Bottom line: If you or your partner like to experience pleasure on your own from time to time, it’s not because of something the other partner is—or isn’t—doing. “We often interpret their solo routine to mean that we don’t satisfy them,” says Morse. “Which means they must not be attracted to us anymore.” Not true.
When does going it solo become an issue?
While masturbation is a positive thing in so many ways, it can be an issue if it starts to come between you and your boo. “If masturbation is replacing connecting physically with your partner, then it could negatively impact the relationship,” says psychologist Rachel Needle, PsyD. “In addition, if someone is getting used to an idiosyncratic style of masturbation that is hard to be replicated by a partner, it could impact partnered sexual activities.” If this sounds familiar, it’s not a bad idea to incorporate a toy that’ll be fun for both of you—like a couples vibrator.
It’s also important to be mindful of your masturbation frequency. “If you find yourself too dependent on porn or masturbation to get off, it may cause you to be unable to get aroused by your partner,” says Morse. “If a person starts to escalate the amount of time or the graphic nature of the content, it can desensitize them to healthy intimacy with their partner.”

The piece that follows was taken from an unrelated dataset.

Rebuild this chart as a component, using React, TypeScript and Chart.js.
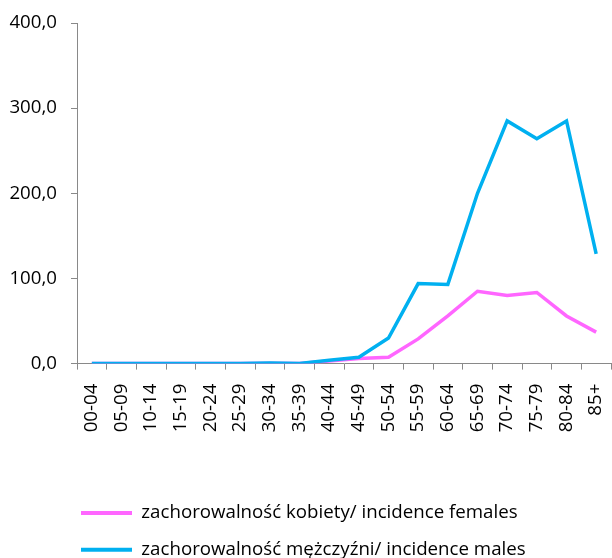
import React, { useEffect, useRef } from "react";
import { Chart, registerables } from "chart.js";

Chart.register(...registerables);

const categories = ["00-04","05-09","10-14","15-19","20-24","25-29","30-34","35-39","40-44","45-49","50-54","55-59","60-64","65-69","70-74","75-79","80-84","85+"];
const females = [0, 0, 0, 0, 0, 0, 0.5, 0.2, 3, 6, 7.5, 29, 56, 85, 80, 83.5, 56, 37];
const males = [0, 0, 0, 0, 0, 0, 0.8, 0.2, 4, 7.5, 30, 94, 93, 200, 285, 264, 285, 129];
const seriesLabels = ["zachorowalność kobiety/ incidence females", "zachorowalność mężczyźni/ incidence males"];
const yTicks = [0, 100, 200, 300, 400];

const PINK = "#FF66FF";
const BLUE = "#00B0F0";
const AXIS = "#898989";
const FONT = "'Open Sans', sans-serif";
const FS = 18.7;

const legendShift = {
  id: "legendShift",
  afterLayout(chart: any) {
    const lg = chart.legend;
    if (lg) {
      lg.left = 63;
      lg.top += 11;
      lg.bottom += 11;
    }
  },
};

export default function App() {
  const ref = useRef<HTMLCanvasElement>(null);
  useEffect(() => {
    if (!ref.current) return;
    const chart = new Chart(ref.current, {
      type: "line",
      data: {
        labels: categories,
        datasets: [
          {
            label: seriesLabels[0],
            data: females,
            borderColor: PINK,
            backgroundColor: PINK,
            borderWidth: 3.5,
            pointRadius: 0,
            tension: 0,
            order: 1,
          },
          {
            label: seriesLabels[1],
            data: males,
            borderColor: BLUE,
            backgroundColor: BLUE,
            borderWidth: 3.5,
            pointRadius: 0,
            tension: 0,
            order: 0,
          },
        ],
      },
      options: {
        responsive: false,
        devicePixelRatio: 1,
        animation: false,
        layout: { padding: { top: 23, right: 1, left: 0, bottom: 0 } },
        plugins: {
          tooltip: { enabled: false },
          legend: {
            position: "bottom",
            align: "start",
            labels: {
              boxWidth: 51,
              boxHeight: 4,
              padding: 18,
              color: "#000",
              font: { family: FONT, size: FS },
              sort: (a: any, b: any) => a.datasetIndex - b.datasetIndex,
              generateLabels: (c: any) =>
                Chart.defaults.plugins.legend.labels.generateLabels(c).map((l: any) => ({ ...l, lineWidth: 0 })),
            },
          },
        },
        scales: {
          x: {
            type: "category",
            offset: true,
            afterFit: (s: any) => { s.height = 111; s.paddingRight = 0; s.paddingLeft = 0; },
            grid: { offset: true, drawOnChartArea: false, drawTicks: true, tickLength: 6, color: AXIS },
            border: { display: true, color: AXIS, width: 1 },
            ticks: {
              minRotation: 90,
              maxRotation: 90,
              autoSkip: false,
              padding: 14,
              color: "#000",
              font: { family: FONT, size: FS },
            },
          },
          y: {
            min: 0,
            max: 400,
            afterFit: (s: any) => { s.width = 77; s.paddingTop = 0; s.paddingBottom = 0; },
            afterBuildTicks: (s: any) => { s.ticks = yTicks.map((v) => ({ value: v })); },
            grid: { drawOnChartArea: false, drawTicks: true, tickLength: 6, color: AXIS },
            border: { display: true, color: AXIS, width: 1 },
            ticks: {
              padding: 14,
              color: "#000",
              font: { family: FONT, size: FS },
              callback: (v: any) => Number(v).toFixed(1).replace(".", ","),
            },
          },
        },
      },
      plugins: [legendShift],
    });
    return () => chart.destroy();
  }, []);
  return (
    <div style={{ position: "fixed", left: 0, top: 0, width: 612, height: 558, background: "#fff" }}>
      <canvas ref={ref} width={612} height={558} />
    </div>
  );
}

How to make room for masturbation in your relationship the *healthy* way
At its best, masturbation in a relationship keeps both partners primed for satisfying sex with each other. “Sex is something we need to practice,” says Dr. Mayer. “Masturbation shouldn’t take the place of sex with your partner—it should be viewed as practice for the big game.”
And people who masturbate on the reg actually have “higher levels of sexual satisfaction,” Morse adds. “The more you reinforce the benefits of masturbation as a couple and as an [individual], while continuing to communicate about your sex life, the better sex you’ll have.”
If your or your partner feels insecure because of the other’s masturbation habits—and trust, this happens to the best of us—Morse recommends talking it through. “Reassure them that your masturbation routine has nothing to do with your feelings for your partner, or your sexual satisfaction,” she says. “The more that you encourage the talk about your individual self-love practices in an open and honest way without judgement or shame, the better it will be for your relationship.”